Das Zwei-Säulen-Modell der Schulpolitik könnte scheitern

Dass in Hamburg über schulpolitische Reizthemen leidenschaftlich diskutiert wird, weiß man spätestens seit dem Streit über die sechsjährige Primarschule, der monatelang die Schlagzeilen beherrschte. Das Mega-Projekt des damaligen schwarz-grünen Senats ging bekanntlich im Volksentscheid 2010 spektakulär unter.

Schon bald könnte es eine Neuauflage geben, zumindest was die Emotionalität der öffentlichen Debatte angeht. Wenn morgen die Volksinitiative zur Wiedereinführung des neunstufigen Gymnasiums anstelle des "Turbo-Abiturs" nach acht Jahren an den Start geht, dann sind die Karten auf den ersten Blick ähnlich gemischt wie bei der Primarschule. Ob die Gymnasiasten zu sehr unter Leistungsdruck stehen, zu wenig Freizeit haben und die Persönlichkeitsentwicklung zu kurz kommt, wird lebhaft erörtert werden. Und auch diesmal sind es engagierte Eltern, die gegen die fast einige Politik aufbegehren.

Und doch gibt es gravierende Unterschiede: Bei der Primarschule ging es um eine Reform, die erst noch eingeführt werden sollte. Die verkürzte Schulzeit am Gymnasium wurde dagegen in Hamburg schon 2002 gestartet. Die ersten G8-Abiturienten verließen die Schulen bereits 2010. In all diesen Jahren war die Schulzeitverkürzung nie ein durchschlagendes Aufregerthema. Und: Der Beliebtheit der Schulform Gymnasium hat der schnellere Weg zum Abitur keinen Abbruch getan. Ein Leistungseinbruch ist auch nicht zu verzeichnen.
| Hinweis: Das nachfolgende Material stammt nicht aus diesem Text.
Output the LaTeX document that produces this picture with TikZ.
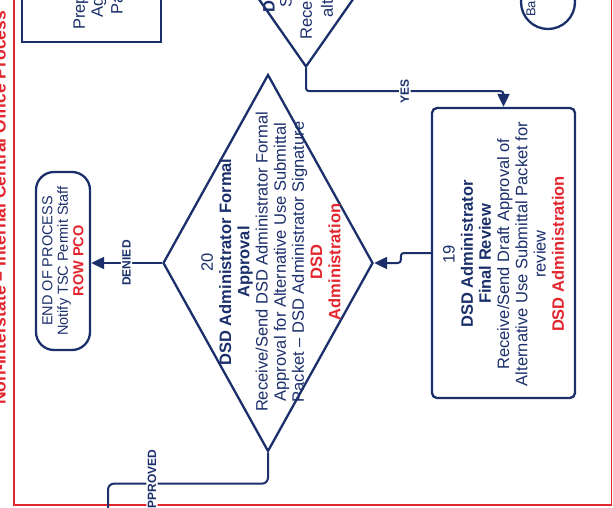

Dennoch: Das höhere Lerntempo bereitet leistungsschwächeren Schülern Probleme. Sinnvoll ist es daher, in der Schulorganisation vermeidbaren Stress abzubauen. Dazu zählen die Vermeidung einer Häufung von Klassenarbeiten innerhalb weniger Wochen oder die konsequente Umstellung auf Doppelstunden-Unterricht.

Im Übrigen gibt es mit dem G9 an der Stadtteilschule eine flächendeckende Alternative zum "Turbo-Abi". Eins ist klar: Wenn die Schulform mit dem höchsten Sozialprestige, das Gymnasium, auch G9 anbietet, dann verliert die Stadtteilschule ihr Alleinstellungsmerkmal und droht zur "Restschule" werden. Dann wäre das Zwei-Säulen-Modell gescheitert.